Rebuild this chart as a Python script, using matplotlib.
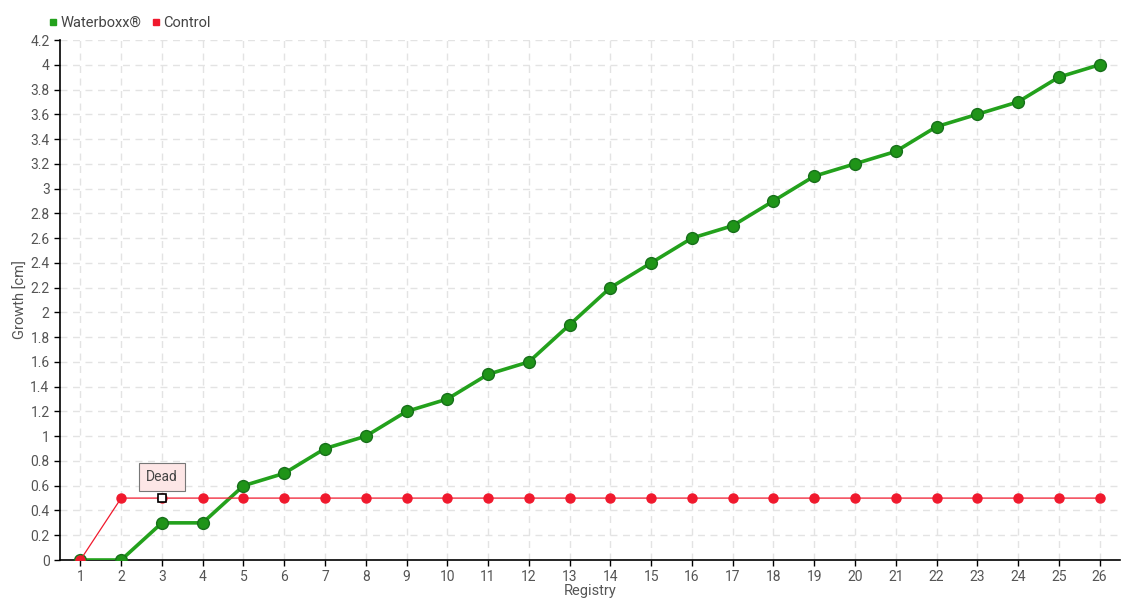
import numpy as np
import matplotlib.pyplot as plt
from matplotlib.lines import Line2D

registry = list(range(1, 27))
waterboxx = [0, 0, 0.3, 0.3, 0.6, 0.7, 0.9, 1.0, 1.2, 1.3, 1.5, 1.6, 1.9,
             2.2, 2.4, 2.6, 2.7, 2.9, 3.1, 3.2, 3.3, 3.5, 3.6, 3.7, 3.9, 4.0]
control = [0] + [0.5] * 25
dead_idx = 2  # registry 3
yticks = [round(0.2 * i, 1) for i in range(22)]

plt.rcParams['font.family'] = ['Roboto', 'DejaVu Sans']

fig = plt.figure(figsize=(11.4, 6), dpi=100)
ax = fig.add_axes([60/1140, 40/600, 1060/1140, 520/600])

green = '#23a11c'
red = '#f0192d'

ax.plot(registry, waterboxx, color=green, lw=2.6, zorder=3)
ax.plot(registry, waterboxx, 'o', ms=8.5, mfc='#1f9418', mec='#17701a', mew=1, zorder=4)

ax.plot(registry, control, color=red, lw=0.9, zorder=5)
ax.plot(registry, control, 'o', ms=6.5, mfc=red, mec=red, zorder=6)
# highlighted point
ax.plot(registry[dead_idx], control[dead_idx], 's', ms=5.5, mfc='white', mec='black', mew=1.2, zorder=7)

ax.annotate('Dead', xy=(registry[dead_idx], control[dead_idx]), xytext=(0, 15),
            textcoords='offset points', ha='center', va='center', fontsize=10, color='#444444',
            bbox=dict(boxstyle='square,pad=0.5', fc='#fde6e6', ec='#777777', lw=0.8),
            zorder=8)

ax.set_xlim(0.5, 26.5)
ax.set_ylim(0, 4.2)
ax.set_xticks(registry)
ax.set_yticks(yticks)
ax.set_yticklabels([('%g' % v) for v in yticks])
ax.tick_params(colors='#555555', labelsize=10, length=4, width=1)
ax.tick_params(axis='both', color='black')

ax.grid(True, color='#e3e3e3', ls=(0, (5, 4)), lw=1)
ax.set_axisbelow(True)
for s in ['top', 'right']:
    ax.spines[s].set_visible(False)
ax.spines['left'].set_linewidth(1.2)
ax.spines['bottom'].set_linewidth(1.2)

ax.set_xlabel('Registry', color='#555555', fontsize=10.5, labelpad=0)
ax.set_ylabel('Growth [cm]', color='#555555', fontsize=10.5)
ax.yaxis.set_label_coords(-0.03, 0.5)

handles = [Line2D([], [], marker='s', ls='', color=green, ms=5),
           Line2D([], [], marker='s', ls='', color=red, ms=5)]
fig.legend(handles, ['Waterboxx®', 'Control'], loc='upper left', bbox_to_anchor=(34/1140, 1 - 3/600),
           ncol=2, frameon=False, fontsize=10.5, handletextpad=0.1, columnspacing=0.6,
           handlelength=0.8, labelcolor='#444444')

fig.savefig('out.png', dpi=100)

_TASK DIRECTIONS_
Give all the lines above again, character for character, without pictures.

_FULL RESPONSE_
Rebuild this chart as a Python script, using matplotlib.
import numpy as np
import matplotlib.pyplot as plt
from matplotlib.lines import Line2D

registry = list(range(1, 27))
waterboxx = [0, 0, 0.3, 0.3, 0.6, 0.7, 0.9, 1.0, 1.2, 1.3, 1.5, 1.6, 1.9,
             2.2, 2.4, 2.6, 2.7, 2.9, 3.1, 3.2, 3.3, 3.5, 3.6, 3.7, 3.9, 4.0]
control = [0] + [0.5] * 25
dead_idx = 2  # registry 3
yticks = [round(0.2 * i, 1) for i in range(22)]

plt.rcParams['font.family'] = ['Roboto', 'DejaVu Sans']

fig = plt.figure(figsize=(11.4, 6), dpi=100)
ax = fig.add_axes([60/1140, 40/600, 1060/1140, 520/600])

green = '#23a11c'
red = '#f0192d'

ax.plot(registry, waterboxx, color=green, lw=2.6, zorder=3)
ax.plot(registry, waterboxx, 'o', ms=8.5, mfc='#1f9418', mec='#17701a', mew=1, zorder=4)

ax.plot(registry, control, color=red, lw=0.9, zorder=5)
ax.plot(registry, control, 'o', ms=6.5, mfc=red, mec=red, zorder=6)
# highlighted point
ax.plot(registry[dead_idx], control[dead_idx], 's', ms=5.5, mfc='white', mec='black', mew=1.2, zorder=7)

ax.annotate('Dead', xy=(registry[dead_idx], control[dead_idx]), xytext=(0, 15),
            textcoords='offset points', ha='center', va='center', fontsize=10, color='#444444',
            bbox=dict(boxstyle='square,pad=0.5', fc='#fde6e6', ec='#777777', lw=0.8),
            zorder=8)

ax.set_xlim(0.5, 26.5)
ax.set_ylim(0, 4.2)
ax.set_xticks(registry)
ax.set_yticks(yticks)
ax.set_yticklabels([('%g' % v) for v in yticks])
ax.tick_params(colors='#555555', labelsize=10, length=4, width=1)
ax.tick_params(axis='both', color='black')

ax.grid(True, color='#e3e3e3', ls=(0, (5, 4)), lw=1)
ax.set_axisbelow(True)
for s in ['top', 'right']:
    ax.spines[s].set_visible(False)
ax.spines['left'].set_linewidth(1.2)
ax.spines['bottom'].set_linewidth(1.2)

ax.set_xlabel('Registry', color='#555555', fontsize=10.5, labelpad=0)
ax.set_ylabel('Growth [cm]', color='#555555', fontsize=10.5)
ax.yaxis.set_label_coords(-0.03, 0.5)

handles = [Line2D([], [], marker='s', ls='', color=green, ms=5),
           Line2D([], [], marker='s', ls='', color=red, ms=5)]
fig.legend(handles, ['Waterboxx®', 'Control'], loc='upper left', bbox_to_anchor=(34/1140, 1 - 3/600),
           ncol=2, frameon=False, fontsize=10.5, handletextpad=0.1, columnspacing=0.6,
           handlelength=0.8, labelcolor='#444444')

fig.savefig('out.png', dpi=100)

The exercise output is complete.